EU business leaders 'extremely concerned' at lack of Brexit progress
European business leaders have urged the Government to make its Brexit plans clear or risk confidence in the British economy.
Several representatives of corporate lobby groups spoke out after a meeting with Theresa May in Downing Street yesterday.
Firms told the Prime Minister they wanted to see a "status quo" transition deal which retains existing trading arrangements between the UK and the continent, to avoid a 'cliff edge' for businesses.
And they warned that without progress soon companies would have to begin making contingency plans in case tariffs were imposed on goods.
Mrs May was also presented with a survey from the Confederation of British Industry (CBI) showing that 60% of its members are may have to start making plans as early as March.
“Business is extremely concerned with the slow pace of negotiations and the lack of progress only one month before the decisive December European Council," said Emma Marcegaglia, the president of umbrella group BusinessEurope, which organised the meeting.
"We urge the UK Government to make good on its Florence commitments by providing concrete proposals on the three issues critical for talks to move to the next phase including citizens’ rights, the situation of Ireland and the financial settlement."
"We told them that they’ve lost a year because nothing happened. Now you have two weeks in which you have to be very clear," Ms Marcegaglia added.
She said it was "very, very bad" that firms were having to make special arrangements in case of a 'no deal' Brexit. "If [businesses] don’t have certainty, they will simply go away," she said.
That sentiment was echoed by the head of the CBI, Carolyn Fairbairn: “This is very urgent now - firms will soon have no choice but to assume the worst in terms of planning for no deal."

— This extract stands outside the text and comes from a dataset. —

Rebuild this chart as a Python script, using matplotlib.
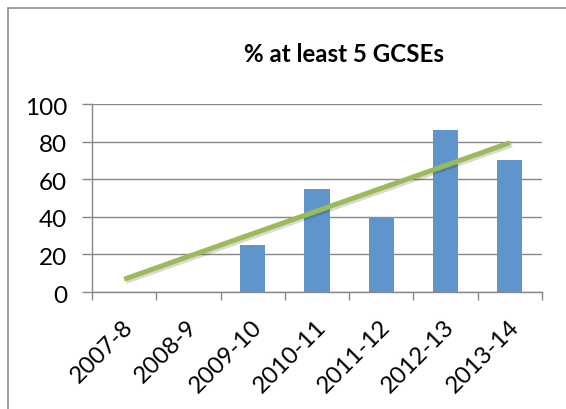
import numpy as np
import matplotlib
matplotlib.use("Agg")
import matplotlib.pyplot as plt
import matplotlib.patheffects as pe
from matplotlib.patches import Rectangle

YEARS = ["2007-8", "2008-9", "2009-10", "2010-11", "2011-12", "2012-13", "2013-14"]
PCT = [None, None, 25, 55, 40, 86, 70]
Y_TICKS = [0, 20, 40, 60, 80, 100]

BLUE = "#5f95cb"
GREEN = "#9bbb59"
GRID = "#888888"

plt.rcParams["font.family"] = ["Lato", "DejaVu Sans"]

W, H = 566, 409
fig = plt.figure(figsize=(W / 100, H / 100), dpi=100)

# outer chart frame (right and bottom edges fall off the picture)
fig.add_artist(Rectangle((8 / W, -0.05), 1.1, 1 - 8 / H + 0.05, transform=fig.transFigure,
                         fc="none", ec="#8c8c8c", lw=1.2))

ax = fig.add_axes([92 / W, 1 - 292 / H, (542 - 92) / W, (292 - 104) / H])

x = np.arange(len(YEARS))
have = [i for i, v in enumerate(PCT) if v is not None]
vals = [PCT[i] for i in have]
ax.bar(have, vals, width=0.39, color=BLUE, zorder=2)

# linear trend over the years that have a value
slope, icpt = np.polyfit(have, vals, 1)
tx = np.array([x[0], x[-1]])
ax.plot(tx, icpt + slope * tx, color=GREEN, lw=3.6, solid_capstyle="butt", zorder=3,
        path_effects=[pe.SimpleLineShadow(offset=(1.5, -1.5), alpha=0.15), pe.Normal()])

ax.set_xlim(-0.5, len(YEARS) - 0.5)
ax.set_ylim(0, 100)
ax.set_yticks(Y_TICKS)
ax.set_yticklabels([])
# y labels sit a little below their gridlines, as in Excel
for t in Y_TICKS:
    ax.annotate(str(t), xy=(0, t), xycoords=ax.get_yaxis_transform(),
                xytext=(-18, -3), textcoords="offset points",
                ha="right", va="center", fontsize=17.5)
ax.set_xticks(np.arange(len(YEARS) + 1) - 0.5)
ax.set_xticklabels([])
for i, lab in enumerate(YEARS):
    ax.text(i - 0.03, -13, lab, rotation=45, ha="right", va="top",
            rotation_mode="anchor", fontsize=17.3, transform=ax.transData)

ax.grid(axis="y", color=GRID, lw=1.0, zorder=0)
ax.set_axisbelow(True)
for s in ["top", "right"]:
    ax.spines[s].set_visible(False)
for s in ["left", "bottom"]:
    ax.spines[s].set_color(GRID)
    ax.spines[s].set_linewidth(1.0)
ax.tick_params(axis="y", length=7, width=1.0, color=GRID)
ax.tick_params(axis="x", length=6, width=1.0, color=GRID)

fig.text(344 / W, 1 - 54 / H, "% at least 5 GCSEs", ha="center", va="center",
         fontsize=17.4, fontweight="bold")

fig.savefig("out.png", dpi=100)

“A transition period reflecting the current arrangements remains the priority on both sides of the Channel. While businesses welcomed the Prime Minister’s Florence speech, we now need to move beyond warm words if jobs, investment and living standards are to be protected," she added.
The head of Irish business group Ibec, Danny McCoy, joined the chorus of concern, saying: “Business is increasingly frustrated and concerned at the lack of progress in negotiations. To move past the first phase of talks, which covers Ireland, the financial settlement and citizens’ rights, we need practical solutions and firm commitments, not just rhetoric.”